The Peace Quilt, as it's known, now stretches more than half a kilometer and has been displayed at the U.S. Capitol and at last year's United Nations Conference on Children and the Environment in Norway, among other places.

Schools, embassies, places of worship and community groups organize quilting projects, and Eitner says all of them are appreciated and welcomed.

"One of my favorites here is this section," she says. "It was made by the children in a homeless shelter here in Warrenton [Virginia]. These kids, at this point when they are homeless, they have next to nothing and they are feeling pretty bad about themselves.

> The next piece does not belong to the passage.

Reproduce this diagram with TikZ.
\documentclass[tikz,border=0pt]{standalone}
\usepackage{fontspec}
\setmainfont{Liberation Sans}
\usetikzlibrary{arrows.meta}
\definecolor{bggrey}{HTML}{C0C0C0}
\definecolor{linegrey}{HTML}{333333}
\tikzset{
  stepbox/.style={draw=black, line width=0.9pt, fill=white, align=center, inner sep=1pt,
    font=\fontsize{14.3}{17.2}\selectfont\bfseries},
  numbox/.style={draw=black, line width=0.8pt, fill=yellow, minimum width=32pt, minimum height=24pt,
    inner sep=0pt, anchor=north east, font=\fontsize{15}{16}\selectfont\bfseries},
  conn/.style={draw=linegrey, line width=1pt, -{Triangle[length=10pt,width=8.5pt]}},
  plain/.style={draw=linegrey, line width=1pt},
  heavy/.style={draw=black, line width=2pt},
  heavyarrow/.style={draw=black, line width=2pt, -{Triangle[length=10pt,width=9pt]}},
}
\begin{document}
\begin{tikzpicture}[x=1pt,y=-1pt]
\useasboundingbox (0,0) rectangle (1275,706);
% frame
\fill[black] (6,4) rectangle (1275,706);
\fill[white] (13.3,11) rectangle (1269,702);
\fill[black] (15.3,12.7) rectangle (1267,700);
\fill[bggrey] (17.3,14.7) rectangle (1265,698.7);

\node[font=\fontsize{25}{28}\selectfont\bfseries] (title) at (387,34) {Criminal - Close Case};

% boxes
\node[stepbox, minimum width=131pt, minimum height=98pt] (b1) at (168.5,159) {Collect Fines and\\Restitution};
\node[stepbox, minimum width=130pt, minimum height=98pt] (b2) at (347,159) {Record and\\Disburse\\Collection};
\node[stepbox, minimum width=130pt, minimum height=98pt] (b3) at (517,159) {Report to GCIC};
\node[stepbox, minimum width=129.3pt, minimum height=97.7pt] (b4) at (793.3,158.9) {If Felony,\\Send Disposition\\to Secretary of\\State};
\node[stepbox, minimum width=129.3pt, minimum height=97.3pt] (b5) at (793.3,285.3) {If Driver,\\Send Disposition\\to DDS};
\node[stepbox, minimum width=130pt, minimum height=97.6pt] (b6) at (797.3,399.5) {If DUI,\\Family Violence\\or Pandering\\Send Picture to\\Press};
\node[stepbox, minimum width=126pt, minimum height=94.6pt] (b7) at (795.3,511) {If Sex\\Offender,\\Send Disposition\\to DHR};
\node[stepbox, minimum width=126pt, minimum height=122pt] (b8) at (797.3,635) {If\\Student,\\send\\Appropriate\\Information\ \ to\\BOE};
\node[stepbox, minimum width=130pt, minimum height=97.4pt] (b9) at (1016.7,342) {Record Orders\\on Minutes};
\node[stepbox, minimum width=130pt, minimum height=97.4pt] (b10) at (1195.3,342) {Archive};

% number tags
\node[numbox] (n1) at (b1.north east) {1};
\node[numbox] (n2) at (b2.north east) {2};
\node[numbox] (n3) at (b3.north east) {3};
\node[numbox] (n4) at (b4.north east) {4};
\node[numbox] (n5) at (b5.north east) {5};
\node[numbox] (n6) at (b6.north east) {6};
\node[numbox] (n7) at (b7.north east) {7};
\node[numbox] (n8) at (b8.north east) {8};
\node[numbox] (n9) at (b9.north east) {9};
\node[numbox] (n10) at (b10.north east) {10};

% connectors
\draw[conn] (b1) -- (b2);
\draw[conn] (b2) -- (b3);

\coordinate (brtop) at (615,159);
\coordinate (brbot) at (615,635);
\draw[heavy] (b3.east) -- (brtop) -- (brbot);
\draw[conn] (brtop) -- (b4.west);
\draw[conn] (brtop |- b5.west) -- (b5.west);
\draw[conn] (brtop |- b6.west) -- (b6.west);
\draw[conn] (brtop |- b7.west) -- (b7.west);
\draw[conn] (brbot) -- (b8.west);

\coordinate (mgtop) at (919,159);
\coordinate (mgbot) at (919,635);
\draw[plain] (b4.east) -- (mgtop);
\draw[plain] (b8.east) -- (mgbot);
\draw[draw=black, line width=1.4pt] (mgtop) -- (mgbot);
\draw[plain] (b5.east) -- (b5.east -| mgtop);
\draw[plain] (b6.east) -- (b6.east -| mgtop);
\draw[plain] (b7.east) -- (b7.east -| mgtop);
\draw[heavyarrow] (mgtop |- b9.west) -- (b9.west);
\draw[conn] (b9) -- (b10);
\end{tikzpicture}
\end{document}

What they especially indicated that was special to them is that they were doing something small and individual, but that they would be connected with children all over the world. They felt important. They felt special because they were doing that."

Quilting to create future leaders

Quilting, Eitner says, can be the first step that leads those children to become more involved in world affairs when they grow up. Eighteen-year-old Henri Yount is an example. Yount joined Communities of Peace when he was 12. A couple of years ago, he was the group's delegate to a United Nations-sponsored conference on the environment.

"I met a lot of kids from different countries," he says. "There were some from Korea, different parts of India, Africa, some from Brazil and many different nations there. We did different workshops on how you can better the world through ecological ways. When I came back home, I started up a program on Facebook, which lets you communicate with people from different nations."

Eitner says the quilting exchange allows children from all over the world to work together to create something beautiful. She says she hopes those children will grow into proactive adults who will continue working together to create a more beautiful and peaceful world.